Small mismatches, like forgetting a native toggle or using the wrong AI label, can quietly reduce reach or trigger reviews.

This skill helps you catch those issues early.


4. Core concepts (plain language)

Attribution

Who should be credited publicly for the work.

Example:

  • Performer
  • Producer
  • Visual artist
  • Brand partner
  • Tool or system used

Disclosure

Whether viewers need to be told something important about how the content was made or funded.

Examples:

  • AI-assisted editing
  • Synthetic or altered media
  • Paid or gifted brand relationships

Provenance

How the content came into being.

Examples:

  • Fully human-authored
  • Human-authored with AI assistance
  • Fully AI-generated

5. Human vs AI labels (avoiding over-labeling)

Not all AI use is the same.

Over-labeling simple edits as “AI-generated” can cause platforms to treat your work as low-effort or mass-produced.

This skill helps distinguish between:

  • AI-Generated
    Content created autonomously by a system with no meaningful human editorial control.

  • Human-Authored, AI-Assisted
    Content where a person made the creative decisions and used tools for help such as cleanup, mastering, or compositing.

Example:

“Human-authored with AI-assisted mastering.”

This helps preserve trust without self-demotion.


6. Commercial relationships and brand credits

Hashtags alone are no longer enough.

If a post involves a material connection, such as:

  • sponsorship
  • gifted products
  • affiliate links
  • paid usage

most platforms expect you to use their native branded content tools.

This skill will:

  • flag when attribution suggests a commercial relationship
  • remind you to enable the platform’s built-in partnership or branded toggle

Example warning you may see:

This credit appears promotional. Make sure the platform’s native paid partnership setting is enabled before publishing.

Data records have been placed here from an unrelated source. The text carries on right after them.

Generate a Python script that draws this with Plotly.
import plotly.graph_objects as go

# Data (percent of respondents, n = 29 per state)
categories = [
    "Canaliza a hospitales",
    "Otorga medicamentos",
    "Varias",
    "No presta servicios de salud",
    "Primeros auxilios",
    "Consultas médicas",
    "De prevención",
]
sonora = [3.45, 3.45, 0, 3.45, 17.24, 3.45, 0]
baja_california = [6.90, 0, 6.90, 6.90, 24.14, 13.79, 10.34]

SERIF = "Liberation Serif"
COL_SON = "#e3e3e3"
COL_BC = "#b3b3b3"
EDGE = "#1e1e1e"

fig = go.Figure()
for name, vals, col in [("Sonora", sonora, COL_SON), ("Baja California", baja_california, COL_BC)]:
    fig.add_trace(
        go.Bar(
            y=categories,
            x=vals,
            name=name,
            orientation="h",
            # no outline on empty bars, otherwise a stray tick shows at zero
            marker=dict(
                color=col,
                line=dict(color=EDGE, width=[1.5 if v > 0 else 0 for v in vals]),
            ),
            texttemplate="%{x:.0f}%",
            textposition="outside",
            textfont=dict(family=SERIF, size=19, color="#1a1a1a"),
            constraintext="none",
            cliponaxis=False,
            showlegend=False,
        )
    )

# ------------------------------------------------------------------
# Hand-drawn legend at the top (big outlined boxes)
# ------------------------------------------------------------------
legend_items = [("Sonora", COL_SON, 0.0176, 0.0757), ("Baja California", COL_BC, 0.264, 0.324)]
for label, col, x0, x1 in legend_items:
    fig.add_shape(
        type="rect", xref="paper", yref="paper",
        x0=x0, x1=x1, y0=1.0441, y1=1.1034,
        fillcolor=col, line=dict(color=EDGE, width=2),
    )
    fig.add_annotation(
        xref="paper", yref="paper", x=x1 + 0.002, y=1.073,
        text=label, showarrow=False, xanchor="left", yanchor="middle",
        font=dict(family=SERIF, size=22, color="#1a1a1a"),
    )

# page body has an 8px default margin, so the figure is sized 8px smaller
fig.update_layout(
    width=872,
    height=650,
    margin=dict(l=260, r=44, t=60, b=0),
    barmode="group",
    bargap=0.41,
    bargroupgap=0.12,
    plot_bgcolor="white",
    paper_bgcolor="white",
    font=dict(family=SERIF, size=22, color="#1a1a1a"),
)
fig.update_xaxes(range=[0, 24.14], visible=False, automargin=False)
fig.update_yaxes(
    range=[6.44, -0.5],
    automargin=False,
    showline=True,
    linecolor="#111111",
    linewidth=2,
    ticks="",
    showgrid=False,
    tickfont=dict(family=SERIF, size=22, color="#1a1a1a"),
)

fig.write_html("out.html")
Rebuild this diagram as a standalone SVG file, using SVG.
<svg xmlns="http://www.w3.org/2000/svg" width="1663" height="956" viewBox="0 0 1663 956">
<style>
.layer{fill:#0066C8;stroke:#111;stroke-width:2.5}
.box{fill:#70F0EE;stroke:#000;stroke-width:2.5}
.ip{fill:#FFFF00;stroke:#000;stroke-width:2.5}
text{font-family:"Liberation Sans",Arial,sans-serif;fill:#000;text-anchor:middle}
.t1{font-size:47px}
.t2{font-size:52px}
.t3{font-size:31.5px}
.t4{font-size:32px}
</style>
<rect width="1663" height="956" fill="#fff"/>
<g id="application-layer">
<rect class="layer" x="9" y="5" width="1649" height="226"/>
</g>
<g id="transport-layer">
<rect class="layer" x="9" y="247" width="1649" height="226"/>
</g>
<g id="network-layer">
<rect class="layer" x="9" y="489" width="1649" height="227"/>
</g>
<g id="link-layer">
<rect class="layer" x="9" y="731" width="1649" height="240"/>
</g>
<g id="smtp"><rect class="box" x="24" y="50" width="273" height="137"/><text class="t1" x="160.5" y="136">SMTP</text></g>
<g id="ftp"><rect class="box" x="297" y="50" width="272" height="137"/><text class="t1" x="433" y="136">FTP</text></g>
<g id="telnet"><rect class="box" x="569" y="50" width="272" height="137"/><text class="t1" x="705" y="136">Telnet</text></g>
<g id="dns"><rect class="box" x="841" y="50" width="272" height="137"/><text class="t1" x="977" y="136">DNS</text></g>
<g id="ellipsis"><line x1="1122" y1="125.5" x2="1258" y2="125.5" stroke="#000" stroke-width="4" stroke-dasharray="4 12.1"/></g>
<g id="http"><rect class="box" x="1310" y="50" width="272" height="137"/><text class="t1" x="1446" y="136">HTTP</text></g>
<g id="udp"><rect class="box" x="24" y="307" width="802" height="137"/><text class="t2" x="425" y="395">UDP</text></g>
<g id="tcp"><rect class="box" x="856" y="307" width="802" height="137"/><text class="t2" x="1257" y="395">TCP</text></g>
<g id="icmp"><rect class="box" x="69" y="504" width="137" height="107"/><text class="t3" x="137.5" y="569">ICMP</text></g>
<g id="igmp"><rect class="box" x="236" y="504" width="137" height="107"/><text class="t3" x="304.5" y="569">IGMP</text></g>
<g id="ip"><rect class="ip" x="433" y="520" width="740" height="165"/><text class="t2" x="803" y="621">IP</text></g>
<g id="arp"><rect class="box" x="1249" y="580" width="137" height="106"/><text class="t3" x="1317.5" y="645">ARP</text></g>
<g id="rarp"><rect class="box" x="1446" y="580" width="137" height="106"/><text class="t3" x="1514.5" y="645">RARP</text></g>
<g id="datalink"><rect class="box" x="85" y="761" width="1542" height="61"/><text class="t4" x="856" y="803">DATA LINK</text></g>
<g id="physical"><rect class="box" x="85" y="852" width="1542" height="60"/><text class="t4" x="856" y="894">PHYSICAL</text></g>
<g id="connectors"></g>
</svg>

7. Platform-aware formatting

Each platform treats attribution differently.

The Attribution Engine adapts output based on:

  • character limits
  • “read more” cutoffs
  • native labels and toggles
  • visible vs hidden metadata

Supported platforms include:

  • YouTube
  • TikTok
  • Instagram
  • Spotify
  • YouTube Music
  • SoundCloud
  • Tidal
  • Netflix
  • Amazon Music

You can also name any other platform. The skill will reference that platform’s current public documentation when available.


8. Metadata does not always survive uploads

Many platforms strip file metadata during upload.

To reduce loss:

  • the skill can generate a visible attribution string for captions or descriptions
  • and a reference ID you can keep internally

Example visible string:

Ref OP-2026-ALPHA | Auth R. Mutt | Human-AI Collaborative

This helps attribution survive reposts and re-uploads.


9. Collaborators and consent clarity

Attribution records are not contracts.

Listing collaborators here:

  • does not define ownership
  • does not imply revenue splits
  • does not replace agreements

This skill treats attribution as documentation, not legal representation.


10. How this fits with other skills

Attribution Engine works best alongside:

  • Creator Rights Assistant
    Organizes rights, licenses, and internal records at creation time.

  • Content ID Guide
    Helps you understand and organize information when automated claims appear.

Together, they support a calmer, more predictable content lifecycle.


11. What this skill does not do

This skill does not:

  • validate licenses
  • determine ownership
  • predict platform actions
  • guarantee reach or safety
  • advise on how to bypass systems

It exists to reduce avoidable mistakes and save time.


12. Simple example

Input:
Video with original music, light AI color correction, and a gifted product.

Output:

  • Suggested credit string for YouTube description
  • Reminder to enable branded content toggle
  • Human-authored, AI-assisted disclosure language
  • Platform-specific formatting notes

No guessing. No legal claims. Just clarity.


13. Summary

Attribution Engine helps creators explain their work clearly in the language platforms expect.

It reduces confusion, protects context, and supports transparency without over-labeling or over-promising.

Clean inputs lead to calmer outcomes.